- Produced by: Danielle Lauren Morgan Calton
- Distributed by: Titan View
- Release date: 2012;
- Running time: 75 mins
- Countries: Australia, Angola, China, Ecuador, France, Georgia, Iran, Israel, Japan, Lebanon, Netherlands, Philippines, Poland, South Africa, Spain, Switzerland, Syria, Thailand, United States, Uganda, United Kingdom
- Language: English

= 11Eleven Project =

2012 documentary film by Danielle Lauren

The 11Eleven Project is a documentary film created by Danielle Lauren. The film features crowdsourced video footage, audio and images taken on 11 November 2011. The film premiered worldwide on 11 November 2012.

==Background==
Creative Director, Danielle Lauren, was inspired to initiate this project after watching documentary films Koyaanisqatsi and Powaqqatsi back-to-back in Perth in 2000. She wrote her idea down as ‘A Day in The Life of The World Told by The People of Earth’ after contemplating the idea of capturing various events happening at the same time. Lauren did not pursue the project until 11 years later, when the technology required to make it possible was prevalent in society.

Lauren has listed four main objectives in achieving the 11Eleven Project; to unite the world on a memorable date, to create a time capsule of the world at a stage in time, to reveal the similarities that exist amongst people worldwide, and to raise money and awareness to charities supporting the United Nations Millennium Development Goals.

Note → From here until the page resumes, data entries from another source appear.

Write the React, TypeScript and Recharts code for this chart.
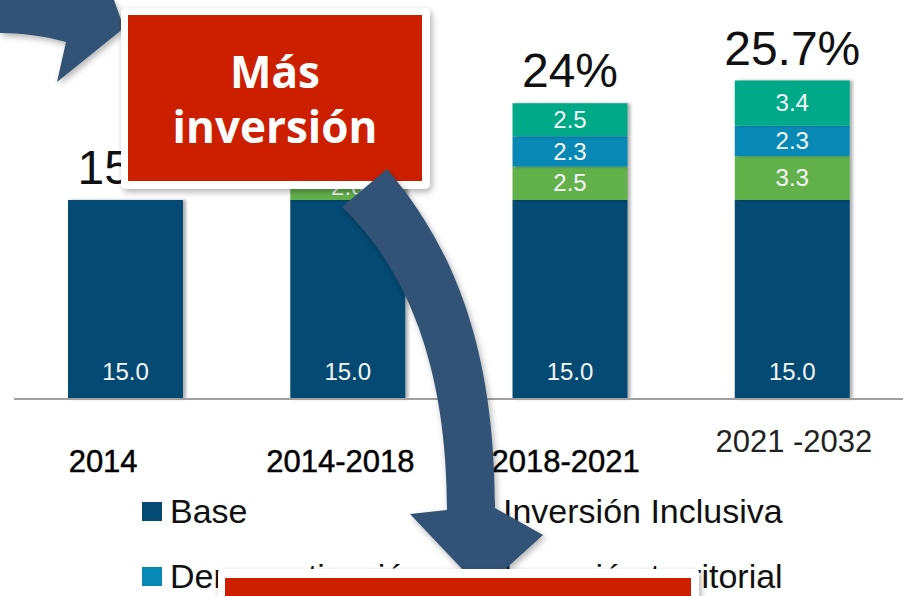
import { BarChart, Bar, XAxis, YAxis, LabelList, Legend } from "recharts";

const categories = ["2014", "2014-2018", "2018-2021", "2021 -2032"];
const base = [15.0, 15.0, 15.0, 15.0];
const inclusiva = [0, 2.0, 2.5, 3.3];
const democratizacion = [0, 0, 2.3, 2.3];
const territorial = [0, 0, 2.5, 3.4];
const totals = ["15%", "17%", "24%", "25.7%"];

const series = [
  { key: "base", name: "Base", color: "#044a72" },
  { key: "inclusiva", name: "Inversión Inclusiva", color: "#63b14b" },
  { key: "democratizacion", name: "Democratización", color: "#0889b5" },
  { key: "territorial", name: "Inversión territorial", color: "#00a987" },
];

const data = categories.map((c, i) => ({
  name: c,
  base: base[i],
  inclusiva: inclusiva[i],
  democratizacion: democratizacion[i],
  territorial: territorial[i],
  total: totals[i],
}));

const FONT = "'Liberation Sans', Arial, sans-serif";
// tick labels in the slide are not centred under their bars
const tickShift = [-22, -7, -4, 2];

function SegmentLabel(props: any) {
  const { x, y, width, height, value } = props;
  if (!value || height < 5) return null;
  return (
    <text x={x + width / 2} y={y + height / 2 + 8} textAnchor="middle" fill="#f4f7f8" fontSize={24} fontFamily={FONT}>
      {Number(value).toFixed(1)}
    </text>
  );
}

function BaseLabel(props: any) {
  const { x, y, width, height, value } = props;
  return (
    <text x={x + width / 2} y={y + height - 19} textAnchor="middle" fill="#f4f7f8" fontSize={24} fontFamily={FONT}>
      {Number(value).toFixed(1)}
    </text>
  );
}

// total label sits above the whole stack; stack top derived from the base bar's own scale
function TotalLabel(props: any) {
  const { x, y, width, height, index } = props;
  const rest = inclusiva[index] + democratizacion[index] + territorial[index];
  const top = y - (rest * height) / base[index];
  return (
    <text x={x + width / 2} y={top - 16} textAnchor="middle" fill="#111" fontSize={48} fontFamily={FONT}>
      {totals[index]}
    </text>
  );
}

function Tick(props: any) {
  const { x, payload, index } = props;
  const last = index === categories.length - 1;
  return (
    <text
      x={x + tickShift[index]}
      y={last ? 452 : 472}
      textAnchor="middle"
      fill={last ? "#222" : "#000"}
      stroke={last ? "none" : "#000"}
      strokeWidth={0.45}
      fontSize={31}
      fontFamily={FONT}
    >
      {payload.value}
    </text>
  );
}

function LegendBox() {
  const pos = [
    { left: 142, top: 0 },
    { left: 475, top: 0 },
    { left: 142, top: 65 },
    { left: 475, top: 65 },
  ];
  return (
    <div style={{ position: "relative", width: 905, height: 100 }}>
      {series.map((s, i) => (
        <div
          key={s.key}
          style={{
            position: "absolute",
            left: pos[i].left,
            top: pos[i].top,
            display: "flex",
            alignItems: "center",
            fontFamily: FONT,
            fontSize: 34,
            lineHeight: "34px",
            color: "#111",
            whiteSpace: "nowrap",
          }}
        >
          <span style={{ display: "inline-block", width: 20, height: 19, background: s.color, marginRight: 8 }} />
          {s.name}
        </div>
      ))}
    </div>
  );
}

function Overlay() {
  return (
    <svg width={905} height={596} style={{ position: "absolute", left: 0, top: 0, pointerEvents: "none" }}>
      <defs>
        <filter id="sh" x="-10%" y="-10%" width="120%" height="130%">
          <feDropShadow dx="2" dy="3" stdDeviation="3" floodColor="#000" floodOpacity="0.3" />
        </filter>
      </defs>
      {/* top-left arrow */}
      <path d="M 0 0 L 114 0 L 124 28 L 57 82 L 66 42 C 45 36, 20 33, 0 33 Z" fill="#305274" filter="url(#sh)" />
      {/* top red box */}
      <rect x={121} y={8} width={309} height={181} rx={5} fill="#fff" filter="url(#sh)" />
      <rect x={128} y={15} width={294} height={166} fill="#cc1f00" />
      <text x={275} y={88} textAnchor="middle" fill="#fff" fontSize={44} fontWeight="bold" fontFamily="'Open Sans', sans-serif">
        Más
      </text>
      <text x={275} y={143} textAnchor="middle" fill="#fff" fontSize={44} fontWeight="bold" fontFamily="'Open Sans', sans-serif">
        inversión
      </text>
      {/* big arrow */}
      <path
        d="M 387 169 C 443 235, 495 330, 495 508 L 543 535 L 482 590 L 410 514 L 447 510 C 447 360, 403 265, 342 207 Z"
        fill="#305274"
        filter="url(#sh)"
      />
      {/* bottom red box */}
      <rect x={218} y={569} width={481} height={40} rx={4} fill="#fff" filter="url(#sh)" />
      <rect x={225} y={578} width={466} height={30} fill="#cc1f00" />
    </svg>
  );
}

export default function App() {
  return (
    <div style={{ position: "absolute", left: 0, top: 0, width: 905, height: 596, background: "#fff", overflow: "hidden" }}>
      <style>{`.recharts-bar-rectangle path { filter: drop-shadow(3px 0px 1.5px rgba(0,0,0,0.3)); }`}</style>
      <BarChart width={905} height={596} data={data} margin={{ top: 1, right: 2, bottom: 0, left: 14 }} barCategoryGap={0}>
        <XAxis
          dataKey="name"
          height={197}
          axisLine={{ stroke: "#a0a0a0", strokeWidth: 2 }}
          tickLine={false}
          tick={<Tick />}
          interval={0}
        />
        <YAxis hide domain={[0, 30]} />
        <Legend
          layout="horizontal"
          verticalAlign="middle"
          align="center"
          wrapperStyle={{ position: "absolute", top: 494, left: 0, width: 905 }}
          content={() => <LegendBox />}
        />
        <Bar dataKey="base" name="Base" stackId="a" fill={series[0].color} barSize={115} isAnimationActive={false}>
          <LabelList dataKey="base" content={<BaseLabel />} />
          <LabelList dataKey="total" content={<TotalLabel />} />
        </Bar>
        <Bar dataKey="inclusiva" name="Inversión Inclusiva" stackId="a" fill={series[1].color} barSize={115} isAnimationActive={false}>
          <LabelList dataKey="inclusiva" content={<SegmentLabel />} />
        </Bar>
        <Bar dataKey="democratizacion" name="Democratización" stackId="a" fill={series[2].color} barSize={115} isAnimationActive={false}>
          <LabelList dataKey="democratizacion" content={<SegmentLabel />} />
        </Bar>
        <Bar dataKey="territorial" name="Inversión territorial" stackId="a" fill={series[3].color} barSize={115} isAnimationActive={false}>
          <LabelList dataKey="territorial" content={<SegmentLabel />} />
        </Bar>
      </BarChart>
      <Overlay />
    </div>
  );
}
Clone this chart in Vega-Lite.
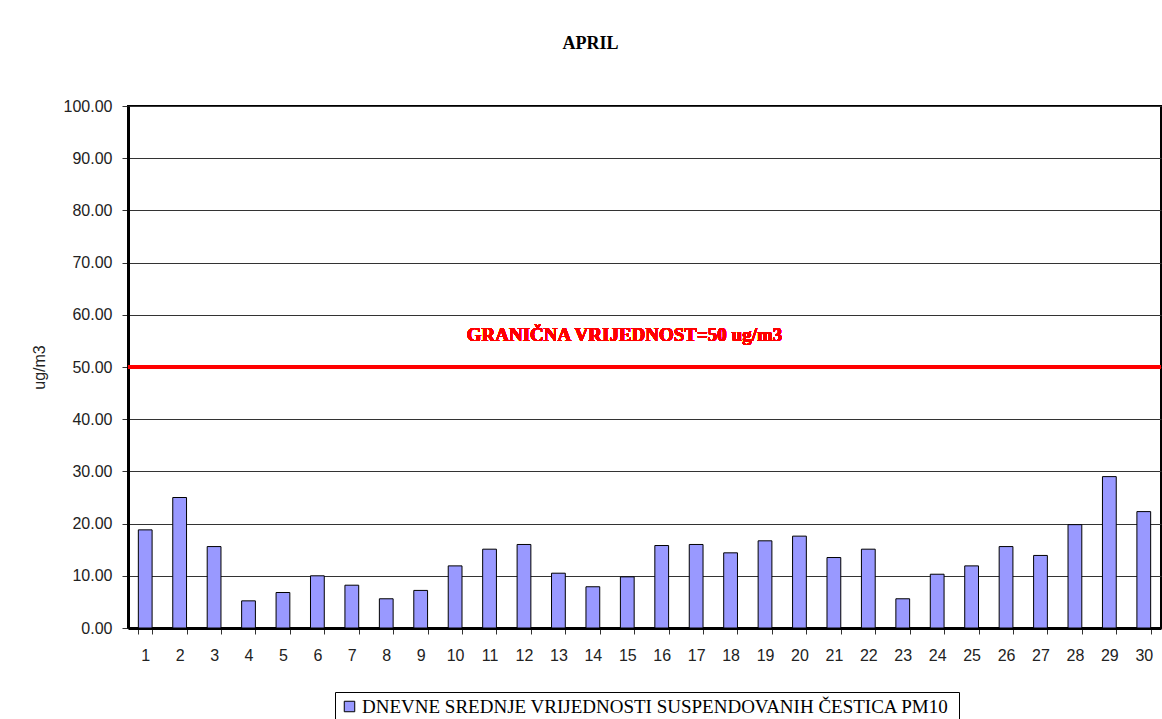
{
  "$schema": "https://vega.github.io/schema/vega-lite/v6.json",
  "width": 1033,
  "height": 522,
  "autosize": {"type": "none"},
  "padding": {"left": 128, "top": 106, "right": 1, "bottom": 91},
  "background": "white",
  "title": {"text": "APRIL", "font": "Liberation Serif", "fontSize": 18, "fontWeight": "bold", "color": "black", "offset": 45, "anchor": "middle", "dx": -54},
  "config": {"view": {"stroke": "black", "strokeWidth": 2}},
  "data": {"values": [
    {"dan": 1, "pm10": 18.8}, {"dan": 2, "pm10": 25.0}, {"dan": 3, "pm10": 15.6}, {"dan": 4, "pm10": 5.2},
    {"dan": 5, "pm10": 6.8}, {"dan": 6, "pm10": 10.0}, {"dan": 7, "pm10": 8.2}, {"dan": 8, "pm10": 5.6},
    {"dan": 9, "pm10": 7.2}, {"dan": 10, "pm10": 11.9}, {"dan": 11, "pm10": 15.1}, {"dan": 12, "pm10": 16.0},
    {"dan": 13, "pm10": 10.5}, {"dan": 14, "pm10": 7.9}, {"dan": 15, "pm10": 9.8}, {"dan": 16, "pm10": 15.8},
    {"dan": 17, "pm10": 16.0}, {"dan": 18, "pm10": 14.4}, {"dan": 19, "pm10": 16.7}, {"dan": 20, "pm10": 17.6},
    {"dan": 21, "pm10": 13.5}, {"dan": 22, "pm10": 15.1}, {"dan": 23, "pm10": 5.6}, {"dan": 24, "pm10": 10.3},
    {"dan": 25, "pm10": 11.9}, {"dan": 26, "pm10": 15.6}, {"dan": 27, "pm10": 13.9}, {"dan": 28, "pm10": 19.8},
    {"dan": 29, "pm10": 29.0}, {"dan": 30, "pm10": 22.3}
  ]},
  "layer": [
    {
      "mark": {"type": "bar", "fill": "#9999FF", "stroke": "black", "strokeWidth": 1},
      "encoding": {
        "x": {
          "field": "dan", "type": "ordinal",
          "scale": {"paddingInner": 0.6, "paddingOuter": 0.3},
          "axis": {"title": null, "labelAngle": 0, "tickBand": "extent", "tickSize": 6, "tickColor": "#333",
                   "domainColor": "black", "domainWidth": 3, "labelFont": "Liberation Sans", "labelFontSize": 16,
                   "labelColor": "#222", "labelPadding": 13, "grid": false}
        },
        "y": {
          "field": "pm10", "type": "quantitative",
          "scale": {"domain": [0, 100], "nice": false},
          "axis": {"values": [0, 10, 20, 30, 40, 50, 60, 70, 80, 90, 100], "format": ".2f", "grid": true,
                   "gridColor": "#333", "gridWidth": 1, "gridOpacity": 1, "tickSize": 6, "tickColor": "#333",
                   "domainColor": "black", "domainWidth": 3, "labelFont": "Liberation Sans", "labelFontSize": 16,
                   "labelColor": "#222", "labelPadding": 10, "title": "ug/m3", "titleFont": "Liberation Sans",
                   "titleFontSize": 16, "titleFontWeight": "normal", "titleColor": "#222", "titlePadding": 16}
        },
        "color": {
          "datum": "DNEVNE  SREDNJE VRIJEDNOSTI SUSPENDOVANIH ČESTICA PM10",
          "scale": {"range": ["#9999FF"]},
          "legend": {"title": null, "orient": "none", "legendX": 207, "legendY": 586, "direction": "horizontal",
                     "strokeColor": "black", "fillColor": "white", "padding": 5, "labelFont": "Liberation Serif",
                     "labelFontSize": 19, "labelColor": "black", "labelLimit": 1000, "symbolType": "square",
                     "symbolSize": 110, "symbolStrokeColor": "black", "symbolStrokeWidth": 1, "labelOffset": 3}
        }
      }
    },
    {
      "mark": {"type": "rule", "color": "red", "strokeWidth": 4},
      "encoding": {"y": {"datum": 50}}
    },
    {
      "mark": {"type": "text", "color": "red", "font": "Liberation Serif", "fontSize": 19, "fontWeight": "bold", "baseline": "alphabetic", "align": "center", "dx": -20},
      "encoding": {"y": {"datum": 55}, "text": {"value": "GRANIČNA VRIJEDNOST=50 ug/m3"}}
    }
  ]
}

Lauren has also mentioned in a statement that "11/11 is Remembrance Day and Armistice globally. In most of the major religions and philosophies, the number 11 is also considered a very spiritual number."

==Production==
The brief of the project was to submit video footage, audio recordings and/or images created on 11/11/11. This was publicly posted across various forms of social media and submitted to the project. Such networks used were Facebook, Twitter, SoundCloud and YouTube. The content of what was submitted was unrestricted for its contributors, with the only condition being that it must have been created on 11/11/11.

Post-production commenced on 12 November 2011. Submissions were received from 179 countries.

A preview screening was held in Sydney Town Hall on 21 September 2012 to gather viewer feedback. The film premiered worldwide on 11 November 2012. Screening locations included Australia, the United States, Canada, France, Germany, Japan, Uganda and more.

The 11Eleven Project film soundtrack, which is also crowdsourced and user-generated, has been released on iTunes to purchase for download.

The 11Eleven Project photographic book, containing 1440 photographs (one photo for every minute of 11/11/11), is due for release.